Can a Capacitive Level Switch Detect Both Liquids and Solids?

Can a Capacitive Level Switch Detect Both Liquids and Solids?

When specifying a point level detection instrument for an industrial application, one of the most practical questions an instrumentation engineer can ask is ...

PCD Flowmeter
PCD Flowmeter
13 min read

When specifying a point level detection instrument for an industrial application, one of the most practical questions an instrumentation engineer can ask is whether a single technology can serve across different media types. Replacing four different instruments with one proven technology reduces procurement complexity, simplifies spare parts inventory, and lowers total installed cost. The capacitive level switch is one of the few point level technologies that genuinely delivers on this promise capable of detecting liquids, solids, slurries, and granular materials within a single instrument family.

This article examines the technical basis for that capability, the engineering considerations that govern its application across different media, and the limitations that define where capacitive technology works best.

Can a Capacitive Level Switch Detect Both Liquids and Solids?

The Core Detection Principle

To understand why a capacitive level switch can detect both liquids and solids, it is necessary to understand what the instrument actually measures.

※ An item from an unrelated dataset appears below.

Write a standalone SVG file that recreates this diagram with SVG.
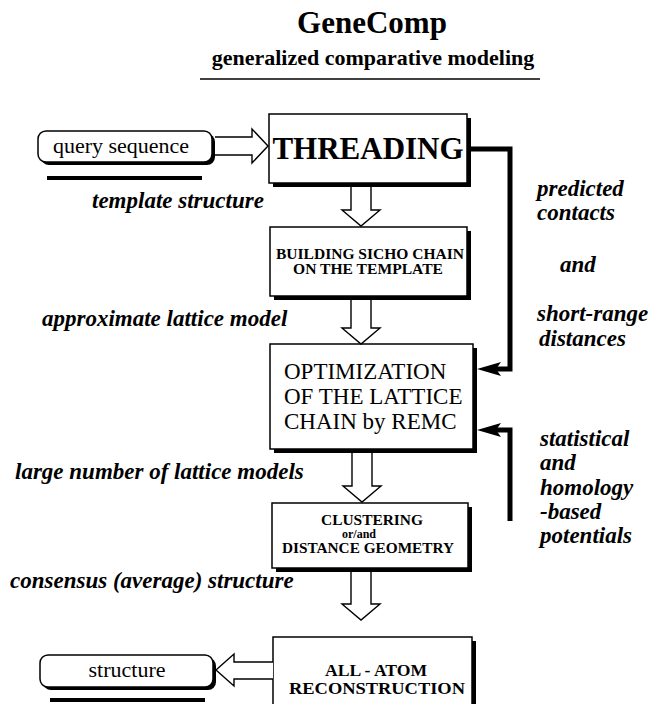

A capacitive level switch does not measure weight, pressure, or optical properties. It measures capacitance — the ability of two conductors separated by an insulating medium to store electrical charge. The fundamental relationship governing capacitance is:

C = ε × (A / d)

Where C is capacitance, ε is the dielectric constant of the medium between the conductors, A is the effective electrode area, and d is the distance between electrodes.

In a capacitive level switch, one electrode is the probe itself and the second electrode is either the vessel wall in the case of a single-electrode design or a reference electrode built into the probe assembly. The medium between these electrodes is initially air or vapor, which has a dielectric constant of approximately 1.0.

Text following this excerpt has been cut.